One of the first that comes to mind on simply looking at it is how it manages to incorporate design inspiration from the gorgeous curves of cars and planes designed in the 1940s and 50s—sometimes said to be a "golden era" in transportation aesthetics—with 21st-century microengineering to create a unique futuristic feel.
As a celebration of that golden era, MB&F has—a year after the release of company co-founder Maximilian Büsser's improbable and stunning original Horological Machine No.9 AKA HM9 Flow—unveiled the HM9 ‘Flow’ Red Gold.
The first timepiece came in a pair of titanium editions at just 33 pieces per model. The Red Gold follows that model with its own limited editions, the "Air" and the "Road." But it is poised to become an even more valuable investment, as MB&F will only craft 18 units per model.
That's understandable when you consider both Air and Road have been created with precious 18 karat gold.
As to what differentiates the models, MB&F said in their announcement that it's all about the dials—at least where visible differences are concerned.

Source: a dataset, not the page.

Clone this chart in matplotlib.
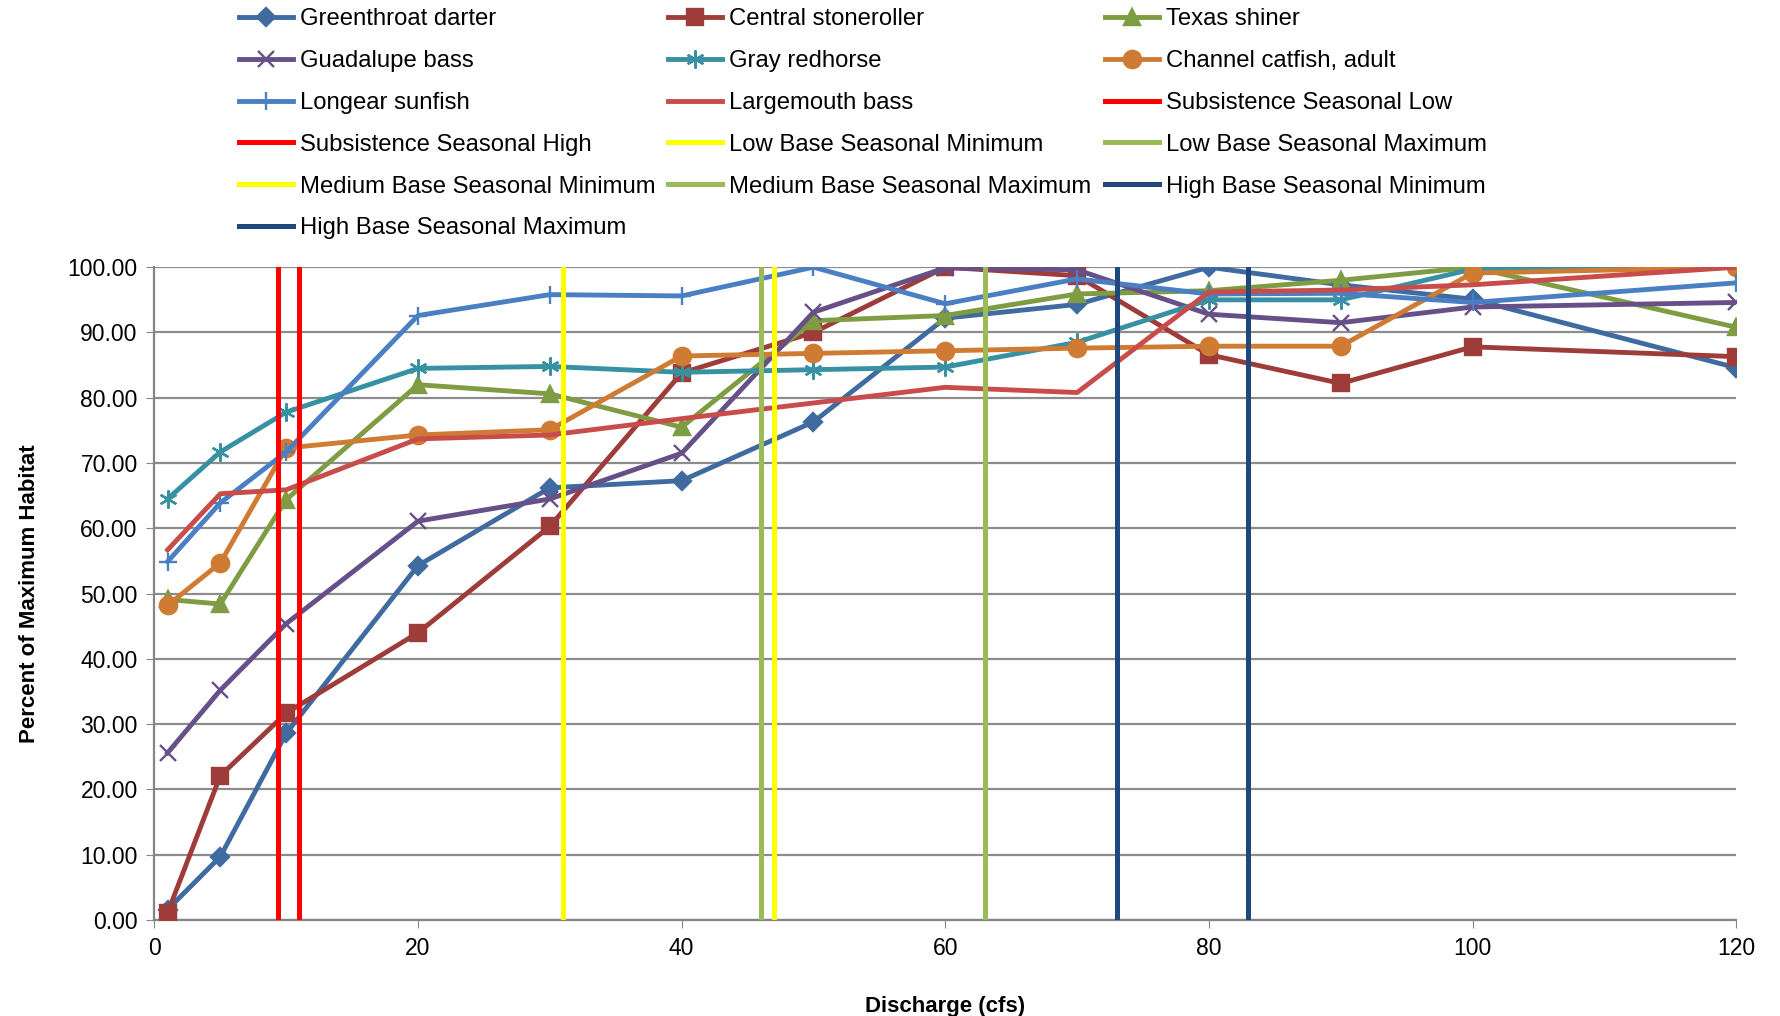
import matplotlib.pyplot as plt

plt.rcParams['font.family'] = ['Liberation Sans', 'DejaVu Sans']

discharge = [1, 5, 10, 20, 30, 40, 50, 60, 70, 80, 90, 100, 120]

greenthroat_darter = [1.6, 9.7, 28.6, 54.3, 66.2, 67.3, 76.3, 92.2, 94.3, 100.0, 97.3, 95.1, 84.6]
central_stoneroller = [1.1, 22.1, 31.7, 44.0, 60.3, 83.8, 90.0, 100.0, 98.7, 86.6, 82.2, 87.8, 86.3]
texas_shiner = [49.1, 48.4, 64.4, 82.0, 80.6, 75.5, 91.8, 92.6, 95.9, 96.4, 98.0, 100.0, 90.8]
guadalupe_bass = [25.6, 35.2, 45.4, 61.1, 64.5, 71.5, 93.1, 99.9, 99.6, 92.8, 91.5, 93.9, 94.6]
gray_redhorse = [64.5, 71.7, 77.8, 84.5, 84.8, 83.9, 84.3, 84.7, 88.5, 95.0, 95.0, 99.7, 100.0]
channel_catfish = [48.2, 54.7, 72.3, 74.3, 75.1, 86.4, 86.8, 87.2, 87.6, 87.9, 87.9, 99.1, 100.0]
longear_sunfish = [54.9, 63.9, 71.7, 92.6, 95.8, 95.6, 100.0, 94.4, 98.2, 95.9, 96.0, 94.6, 97.6]
largemouth_bass = [56.7, 65.3, 65.9, 73.7, 74.3, 76.8, 79.2, 81.6, 80.8, 96.2, 96.5, 97.3, 100.0]

species_names = ['Greenthroat darter', 'Central stoneroller', 'Texas shiner',
                 'Guadalupe bass', 'Gray redhorse', 'Channel catfish, adult',
                 'Longear sunfish', 'Largemouth bass']
species_values = [greenthroat_darter, central_stoneroller, texas_shiner,
                  guadalupe_bass, gray_redhorse, channel_catfish,
                  longear_sunfish, largemouth_bass]
species_colors = ['#3F6BA1', '#9E3C3A', '#7E9C42', '#674F88',
                  '#3890A3', '#D07B34', '#4A80C3', '#C84C4A']
species_markers = ['D', 's', '^', 'x', (6, 2, 0), 'o', '+', None]
marker_sizes = [9.5, 11.5, 11.5, 12, 13, 12.5, 13, 0]

flow_names = ['Subsistence Seasonal Low', 'Subsistence Seasonal High',
              'Low Base Seasonal Minimum', 'Low Base Seasonal Maximum',
              'Medium Base Seasonal Minimum', 'Medium Base Seasonal Maximum',
              'High Base Seasonal Minimum', 'High Base Seasonal Maximum']
flow_values = [9.4, 11, 31, 46, 47, 63, 73, 83]
flow_colors = ['#FF0000', '#FF0000', '#FFFF00', '#9BBB59',
               '#FFFF00', '#9BBB59', '#1F497D', '#1F497D']

fig = plt.figure(figsize=(17.81, 10.16), dpi=100)
ax = fig.add_axes([0.0867, 0.0945, 0.8881, 0.6425])

handles = []
for name, vals, c, m, ms in zip(species_names, species_values, species_colors,
                                species_markers, marker_sizes):
    h, = ax.plot(discharge, vals, color=c, lw=3.5, marker=m, markersize=ms,
                 markeredgewidth=1.7, label=name, zorder=3)
    handles.append(h)

for name, v, c in zip(flow_names, flow_values, flow_colors):
    h, = ax.plot([v, v], [0, 100], color=c, lw=3.6, label=name, zorder=4)
    handles.append(h)

ax.set_xlim(0, 120)
ax.set_ylim(0, 100)
ax.set_xticks(range(0, 121, 20))
ax.set_yticks(range(0, 101, 10))
ax.set_yticklabels([f'{v:.2f}' for v in range(0, 101, 10)])
ax.tick_params(labelsize=16.5, length=6, color='#868686', pad=6)
ax.grid(axis='y', color='#8C8C8C', lw=1.6)
ax.set_axisbelow(True)
for s in ['top', 'right']:
    ax.spines[s].set_visible(False)
for s in ['left', 'bottom']:
    ax.spines[s].set_color('#868686')
    ax.spines[s].set_linewidth(1.6)

ax.set_xlabel('Discharge (cfs)', fontsize=16, fontweight='bold', labelpad=26)
ax.set_ylabel('Percent of Maximum Habitat', fontsize=16, fontweight='bold', labelpad=20)

# Excel fills legend rows first; matplotlib fills columns first
order = [0, 3, 6, 9, 12, 15, 1, 4, 7, 10, 13, 2, 5, 8, 11, 14]
fig.legend([handles[i] for i in order], [handles[i].get_label() for i in order],
           ncol=3, loc='upper left', bbox_to_anchor=(0.122, 1.013),
           frameon=False, fontsize=17.2, handlelength=2.25, handletextpad=0.3,
           columnspacing=0.55, labelspacing=0.83)

plt.savefig('out.png', dpi=100)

One has been designed with midcentury airplane instrument gauges in mind while the other is reminiscent of a classic car's speedometer.

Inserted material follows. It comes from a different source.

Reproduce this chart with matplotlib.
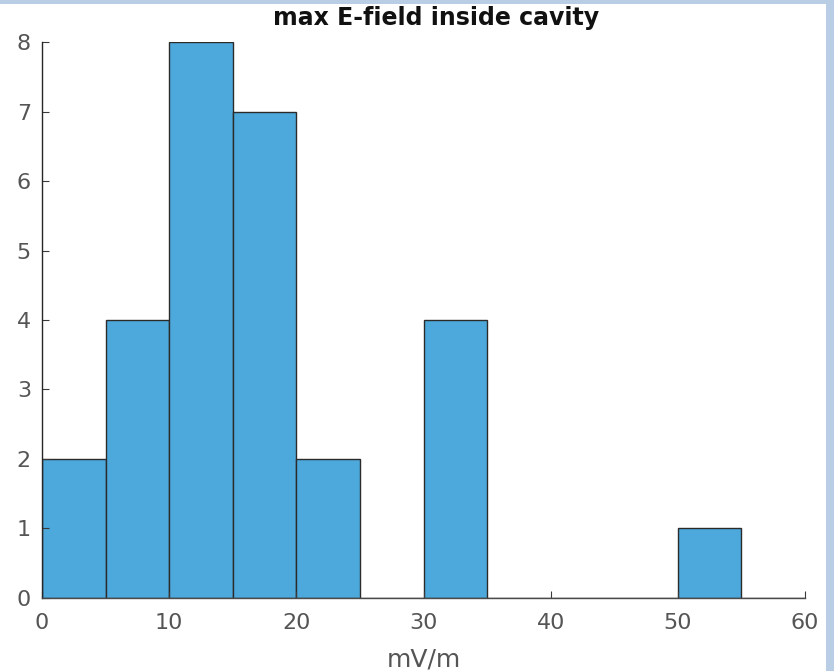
import matplotlib
matplotlib.use("Agg")
import matplotlib.pyplot as plt
from matplotlib.patches import Rectangle

# histogram of max E-field values (bin edges in mV/m, counts per bin)
bin_edges = [0, 5, 10, 15, 20, 25, 30, 35, 40, 45, 50, 55, 60]
counts = [2, 4, 8, 7, 2, 0, 4, 0, 0, 0, 1, 0]
x_ticks = [0, 10, 20, 30, 40, 50, 60]
y_ticks = [0, 1, 2, 3, 4, 5, 6, 7, 8]

plt.rcParams['font.family'] = ['DejaVu Sans']

fig = plt.figure(figsize=(8.34, 6.71), dpi=100)
ax = fig.add_axes([0.0504, 0.1088, 0.9148, 0.8286])

centers = [(a + b) / 2 for a, b in zip(bin_edges[:-1], bin_edges[1:])]
ax.hist(centers, bins=bin_edges, weights=counts,
        facecolor='#4DA8DB', edgecolor='#2b2b2b', linewidth=1.0)

ax.set_xlim(0, 60)
ax.set_ylim(0, 8)
ax.set_xticks(x_ticks)
ax.set_yticks(y_ticks)
ax.spines['top'].set_visible(False)
ax.spines['right'].set_visible(False)
ax.spines['left'].set_color('#262626')
ax.spines['bottom'].set_color('#4a4a4a')
for s in ('left', 'bottom'):
    ax.spines[s].set_linewidth(1.0)
ax.tick_params(direction='in', length=5, width=0.8, colors='#3a3a3a',
               labelsize=16, labelcolor='#555555')
ax.tick_params(axis='x', pad=11)
ax.tick_params(axis='y', pad=8)

ax.set_title('max E-field inside cavity', fontsize=17, fontweight='bold',
             x=0.516, pad=12, color='#111111')
ax.set_xlabel('mV/m', fontsize=18, color='#555555', labelpad=10)

# light blue frame strips along top and right edge
fig.patches.append(Rectangle((0, 1 - 4 / 671), 1, 4 / 671, transform=fig.transFigure,
                             facecolor='#B9CDE5', edgecolor='none', zorder=-1))
fig.patches.append(Rectangle((826 / 834, 0), 8 / 834, 1, transform=fig.transFigure,
                             facecolor='#B9CDE5', edgecolor='none', zorder=-1))

fig.savefig('out.png', dpi=100)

Under the hood, however, there are more subtle variations. The movements in one are darkened metal while the other is plated with rhodium. And in one model the balance wheel is rhodium, but the other is red gold.
Aside from the HM9's striking appearance, it sets itself apart with those balance wheels, which are key to the watch's mechanical functioning. Each wheel is beating at a different rate while an internal sapphire averages between them—providing the HM9 Red Gold with what amounts to twinned "heartbeats."